Managing Risk Can Ensure Biosimilar Rewards, Expert Says

Despite the challenges inherent in biosimilars, they have a fairly high probability of success, said Edric Engert, managing director of Abraxeolus Consulting, in a presentation at the 14th Biosimilars Summit, held January 22-23, 2019, in Alexandria, Virginia.
The Center for Biosimilars Staff
January 24, 2019
Despite the challenges inherent in biosimilars, they have a fairly high probability of success, said Edric Engert, managing director of Abraxeolus Consulting, in a presentation at the 14th Biosimilars Summit, held January 22-23, 2019, in Alexandria, Virginia.

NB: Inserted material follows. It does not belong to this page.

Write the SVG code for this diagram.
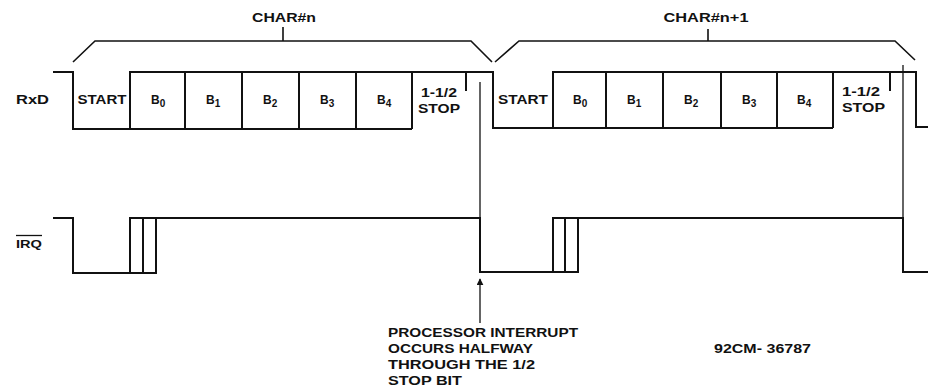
<svg xmlns="http://www.w3.org/2000/svg" width="928" height="391" viewBox="0 0 928 391">
<style>
.w{fill:none;stroke:#111;stroke-width:2;stroke-linejoin:miter}
.b{fill:none;stroke:#111;stroke-width:1.6}
.t{fill:none;stroke:#111;stroke-width:1.3}
text{font-family:"Liberation Sans",Arial,sans-serif;font-weight:bold;fill:#111}
.l{font-size:12px}
.s{font-size:10px}
.c{text-anchor:middle}
</style>
<defs>
<marker id="ah" viewBox="0 0 10 10" refX="9" refY="5" markerWidth="7" markerHeight="7" orient="auto" markerUnits="userSpaceOnUse">
<path d="M0,0 L10,5 L0,10 z" fill="#111"/>
</marker>
</defs>
<rect width="928" height="391" fill="#fff"/>

<g id="brace-n">
<path class="b" d="M73,62 L95,41 L471,41 L492,62 M283,27 L283,41"/>
<text class="l c" x="284" y="22" textLength="64" lengthAdjust="spacingAndGlyphs">CHAR#n</text>
</g>
<g id="brace-n1">
<path class="b" d="M495,62 L519,41 L895,41 L915,60 M708,29 L708,41"/>
<text class="l c" x="706" y="22" textLength="85" lengthAdjust="spacingAndGlyphs">CHAR#n+1</text>
</g>

<g id="rxd">
<text class="l" x="16" y="104" textLength="33" lengthAdjust="spacingAndGlyphs">RxD</text>
<path class="w" d="M53,72 L73,72 L73,129 L412,129 M130,129 L130,72 L493,72 L493,128 L833,128 M553,128 L553,72 L916,72 L916,127 L928,127"/>
<path class="w" d="M185,72 V129 M242,72 V129 M299,72 V129 M356,72 V129 M412,72 V129"/>
<path class="w" d="M606,72 V128 M663,72 V128 M721,72 V128 M777,72 V128 M833,72 V128"/>
<path class="w" d="M466,72 V91 M890,72 V91"/>
<text class="l c" x="102" y="104" textLength="49" lengthAdjust="spacingAndGlyphs">START</text>
<text class="l" x="151" y="104">B<tspan class="s" dy="3">0</tspan></text>
<text class="l" x="206" y="104">B<tspan class="s" dy="3">1</tspan></text>
<text class="l" x="263" y="104">B<tspan class="s" dy="3">2</tspan></text>
<text class="l" x="320" y="104">B<tspan class="s" dy="3">3</tspan></text>
<text class="l" x="377" y="104">B<tspan class="s" dy="3">4</tspan></text>
<text class="l" x="421" y="97" textLength="36" lengthAdjust="spacingAndGlyphs">1-1/2</text>
<text class="l" x="418" y="113" textLength="42" lengthAdjust="spacingAndGlyphs">STOP</text>
<text class="l c" x="523" y="104" textLength="50" lengthAdjust="spacingAndGlyphs">START</text>
<text class="l" x="573" y="104">B<tspan class="s" dy="3">0</tspan></text>
<text class="l" x="627" y="104">B<tspan class="s" dy="3">1</tspan></text>
<text class="l" x="684" y="104">B<tspan class="s" dy="3">2</tspan></text>
<text class="l" x="742" y="104">B<tspan class="s" dy="3">3</tspan></text>
<text class="l" x="797" y="104">B<tspan class="s" dy="3">4</tspan></text>
<text class="l" x="842" y="96" textLength="38" lengthAdjust="spacingAndGlyphs">1-1/2</text>
<text class="l" x="842" y="112" textLength="43" lengthAdjust="spacingAndGlyphs">STOP</text>
</g>

<g id="irq">
<text x="16" y="248" font-size="10" textLength="26" lengthAdjust="spacingAndGlyphs">IRQ</text>
<path class="t" d="M16,235.5 H42"/>
<path class="w" d="M53,218 L73,218 L73,273 L156,273 L156,218 L480,218 L480,272 L578,272 L578,218 L903,218 L903,272 L928,272"/>
<path class="w" d="M130,273 V218 H156 M143,218 V273"/>
<path class="w" d="M553,272 V218 H578 M565,218 V272"/>
</g>

<g id="connectors">
<path class="t" d="M480,82 V218"/>
<path class="t" d="M903,65 V218"/>
<path class="t" d="M480,323 V279" marker-end="url(#ah)"/>
</g>

<g id="note">
<text class="l" x="388" y="337" textLength="190" lengthAdjust="spacingAndGlyphs">PROCESSOR INTERRUPT</text>
<text class="l" x="388" y="353" textLength="145" lengthAdjust="spacingAndGlyphs">OCCURS HALFWAY</text>
<text class="l" x="388" y="369" textLength="147" lengthAdjust="spacingAndGlyphs">THROUGH THE 1/2</text>
<text class="l" x="388" y="385" textLength="74" lengthAdjust="spacingAndGlyphs">STOP BIT</text>
<text class="l" x="714" y="353" textLength="97" lengthAdjust="spacingAndGlyphs">92CM- 36787</text>
</g>
</svg>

According to Engert, people continue to see biosimilars as a particularly risky endeavor largely because of the difficulty of developing these products, challenges related to pricing and uptake, the number of potential competitors, and innovator defenses, among other factors.

Despite challenges, said Engert, it is possible to manage risks in order to capture rewards. He provided a hypothetical example of a biosimilar developer that was able to develop a product (for which the reference product has $4 billion in sales) in 7 years and launch it in 10 years.

Assuming 4 biosimilar competitors, and 80% eventual biosimilar penetration, a developer could start with a 35% discount to the reference product and continue to drop that price by 8% each year while also investing $13 million in marketing and hiring a sales force of representatives, and they company will have a net present value of $480 million for the product. Even assuming the hypothetical product’s launch was delayed by as much as 4 years, he said, the net present value would still be $265 million.

Some basic steps can bring discipline to risk identification to reap those rewards, said Engert. First, developers should pick their highest priorities to focus on first: “You can’t do everything at once.” Once the key issues have been identified, “it’s all about identifying the downstream implications.”

For challenges like intellectual property issues, for example, a developer might need to forge an internal legal team, join a trade association, or engage in contingency planning. If commercialization issues are the concern, the company might choose to engage with HHS, deepen its policy and government affairs understanding, and seek to truly understand the complexity of its portfolio choices.

Next, it’s important for developers to understand how operations will be affected, then enter into detailed planning and refine those plans through honestly assessing internal challenges. “We’re so focused on the risks that we’re facing as an industry…it’s very easy sometimes to neglect the things we’re facing within ourselves.”

For example, in assessing a portfolio, it’s useful to remember that, currently, oncology is number 1 in terms of the number of projects in the innovator pipeline; thus, oncology is also where future losses of patent exclusivity will occur. Developers need to make a strategic decision on how big a role oncology will play in their portfolios, and that involves understanding the buy-and-bill landscape for oncology centers and investigating all available settings for oncology products.

In considering marketing their drugs, biosimilar developers will have to plan to engage in activities that resemble a branded launch. They will need to consider their core message development, engage healthcare provider advisory boards, and engage in public relations, among other activities. Market access undertakings will involve assessing CMS reimbursement, creating a net pricing model, and contracting with group purchasing organizations. Distribution will require early planning and refinement of approach.

Through early planning in these areas, concluded Engert, developers can achieve substantial rewards from biosimilars. “Yes there are lots of risks. And we should be talking about the risks,” he said. “But don’t lose sight of the ball here. There is a significant return.”